Exploring polymer behavior: from crystallization to filament breakup

With her PhD research Jessica Pepe marked a significant advancement in polymer research. Pepe’s pioneering work focuses on understanding polymers in extensional flow, encompassing processes from crystallization to filament breakup. Her findings shed light on fundamental aspects of polymer behavior, paving the way for improved processing techniques and applications in various industries.

Pepe developed two experimental setups that allow in-situ characterization in extensional flow. One enables in-line microstructural characterizations while following the rheological response to a controlled uniaxial extensional deformation. This opens new horizons in the extensional flow induced crystallization field and helps verifying existing theories as well as introducing new fascinating questions. The other allows to perform experiments on the actual processing flow and to investigate the macrostructure of the dispensed fluid. The results help building new knowledge about the use of high viscous and viscoelastic materials for jetting and provide a better awareness of the challenges as well as of new possibilities.

Understanding polymer behavior

Polymers are widely used in various applications and their behavior and final properties strongly depend on the processing conditions such as temperature, presence of pressure and type of flow. Among these, flow is one of the most difficult parameters to fully understand and control. Two model types of flow are shear and extension. They can be present separately in different parts of the process or simultaneously, generating, in this case, a complex flow. When semicrystalline polymers are processed, crystallization during flow becomes a dominant factor in determining the final properties. In order to characterize and understand the effect of flow on the final properties of a polymer, its rheological behavior (i.e. response to an applied flow field) and structure development in model flows should first be studied.

Challenges in characterization

Shear flow is relatively easy to apply, therefore rheometers have been developed wherein controlled shear experiments with well-controlled temperature profiles can be applied and the material response can be studied. Innovative setups have been developed that capture simultaneously the rheological response as well as the evolution of the crystalline microstructure, thereby utilizing in-situ X-ray characterization. On the other hand, a pure and controlled uniaxial extensional flow is difficult to realize and therefore the challenge to design suitable measurement devices is higher, especially when in-situ structure characterization is required. The existing extensional rheometers do not allow for both controlled uniaxial extensional flows and in-situ structure characterization generating a lack of knowledge in the field.

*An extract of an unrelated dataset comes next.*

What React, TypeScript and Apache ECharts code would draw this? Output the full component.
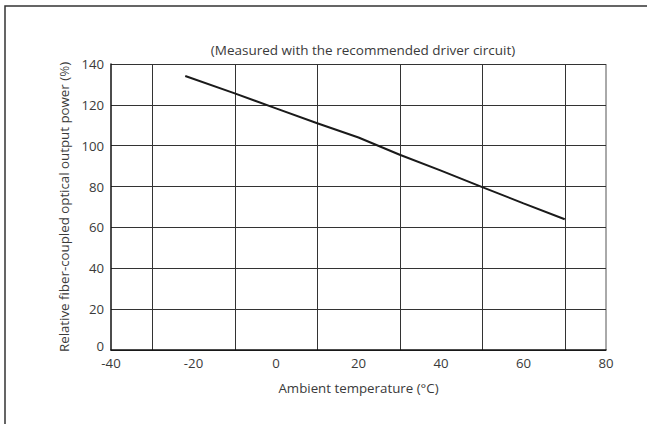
import React, { useEffect, useRef } from "react";
import * as echarts from "echarts";

const temperatures = [-22, -10, 0, 10, 20, 30, 40, 50, 60, 70];
const relPower = [134.1, 125.6, 118.3, 111, 104, 95.6, 87.8, 79.7, 71.8, 64];
const title = "(Measured with the recommended driver circuit)";
const xName = "Ambient temperature (\u00B0C)";
const yName = "Relative fiber-coupled optical output power (%)";

export default function App() {
  const ref = useRef<HTMLDivElement>(null);
  useEffect(() => {
    if (!ref.current) return;
    const chart = echarts.init(ref.current, null, { renderer: "svg" });
    const font = "'Open Sans', 'Noto Sans', sans-serif";
    const txt = "#3a3a3a";
    chart.setOption({
      animation: false,
      backgroundColor: "#fff",
      title: {
        text: title,
        left: 358,
        top: 38,
        textAlign: "center",
        textStyle: { fontFamily: font, fontSize: 13.5, fontWeight: "normal", color: txt },
      },
      grid: { left: 111, right: 41, top: 64, bottom: 74, show: false },
      xAxis: {
        type: "value",
        min: -40,
        max: 80,
        interval: 20,
        name: xName,
        nameLocation: "middle",
        nameGap: 31,
        nameTextStyle: { fontFamily: font, fontSize: 13.3, color: txt },
        axisLine: { show: true, onZero: false, lineStyle: { color: "#111", width: 1.5 } },
        axisTick: { show: false },
        axisLabel: { fontFamily: font, fontSize: 13.2, color: txt, margin: 6 },
        splitLine: { show: false },
        minorTick: { show: false, splitNumber: 2 },
        minorSplitLine: { show: true, lineStyle: { color: "#333", width: 1 } },
      },
      yAxis: {
        type: "value",
        min: 0,
        max: 140,
        interval: 20,
        name: yName,
        nameLocation: "middle",
        nameGap: 39,
        nameTextStyle: { fontFamily: font, fontSize: 13.3, color: txt },
        axisLine: { show: true, onZero: false, lineStyle: { color: "#111", width: 1.5 } },
        axisTick: { show: false },
        axisLabel: {
          fontFamily: font,
          fontSize: 13.2,
          color: txt,
          margin: 7,
          formatter: (v: number) => (v === 0 ? "{z|0}" : String(v)),
          rich: {
            z: { fontFamily: font, fontSize: 13.2, color: txt, padding: [0, 0, 9, 0] },
          },
        },
        splitLine: { show: true, lineStyle: { color: "#333", width: 1 } },
      },
      series: [
        {
          type: "line",
          data: temperatures.map((t, i) => [t, relPower[i]]),
          showSymbol: false,
          symbol: "none",
          lineStyle: { color: "#1a1a1a", width: 2 },
        },
      ],
      graphic: [
        {
          type: "rect",
          shape: { x: 5, y: 6, width: 700, height: 500 },
          style: { fill: "none", stroke: "#333", lineWidth: 1.5 },
          silent: true,
        },
        {
          type: "line",
          shape: { x1: 606, y1: 64, x2: 606, y2: 350 },
          style: { stroke: "#555", lineWidth: 1 },
          silent: true,
        },
      ],
    });
    return () => chart.dispose();
  }, []);
  return (
    <div
      ref={ref}
      style={{ position: "fixed", left: 0, top: 0, width: 647, height: 424 }}
    />
  );
}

Investigating material jetting

In free surface flows the interplay between flow, interfacial properties and extensional rheology, for instance during filament stretching and breakup, becomes crucial for understanding and accurately controlling the process. Material jetting is one of such processes during which tiny droplets of a material are deposited, on demand, on a specific position of a substrate. The material choice will affect the droplet formation as well as the deposition mechanism. Despite being a mature and consolidated technique used in different fields, it has a strong limitation in handling very highly viscous fluids like polymers with a consequent scarcity of studies on the matter despite the benefit they could offer for specific applications.

Research goals and findings

Given the limitations of the current technologies to fully characterize uniaxial extensional flow induced crystallization, the first goal of this research is to provide a tool to study the effect of extensional flow on the rheology and crystalline microstructure evolution of semi-crystalline polymers. A filament stretching extensional rheometer has been designed and built in-house with the capability of applying well controlled uniaxial extensional deformations while performing in-situ X-ray experiments. After validation of the measurement capability of the novel setup, the flow enhanced crystallization of a branched semicrystalline polymer has been investigated with a systematic study of the effect of flow parameters (i.e. strain and strain rate) under isothermal conditions. A clear correlation between flow strength, degree of orientation of the polymer chains and crystallization rate was found. Moreover, fitting the experimental scattering data with a model for shish-kebab growth, a detailed analysis of the microstructure development during crystallization was performed.

In the second part of the research, the jetting and deposition process of highly viscous polymers have been investigated with a new generation dispensing machine using a piezoactivated plunger above the dispensing nozzle. The effects of crucial parameters such as fluid viscosity, distance between nozzle and substrate and substrate properties have been studied. A rheological characterization of the fluids together with optical visualization of the filament breakup process and spreading on the substrate reveals new insights of drop on substrate deposition when highly viscous fluids are used. An understanding of the interplay between filament stretching and spreading is key for a full control of the process thereby opening new possibilities in the jetting field.

Title of PhD thesis: Polymers in extension: from crystallization to filament breakup. Supervisors: Prof. Patrick Anderson, Prof. Ruth Cardinaels, and Em. Prof. Gerrit Peters.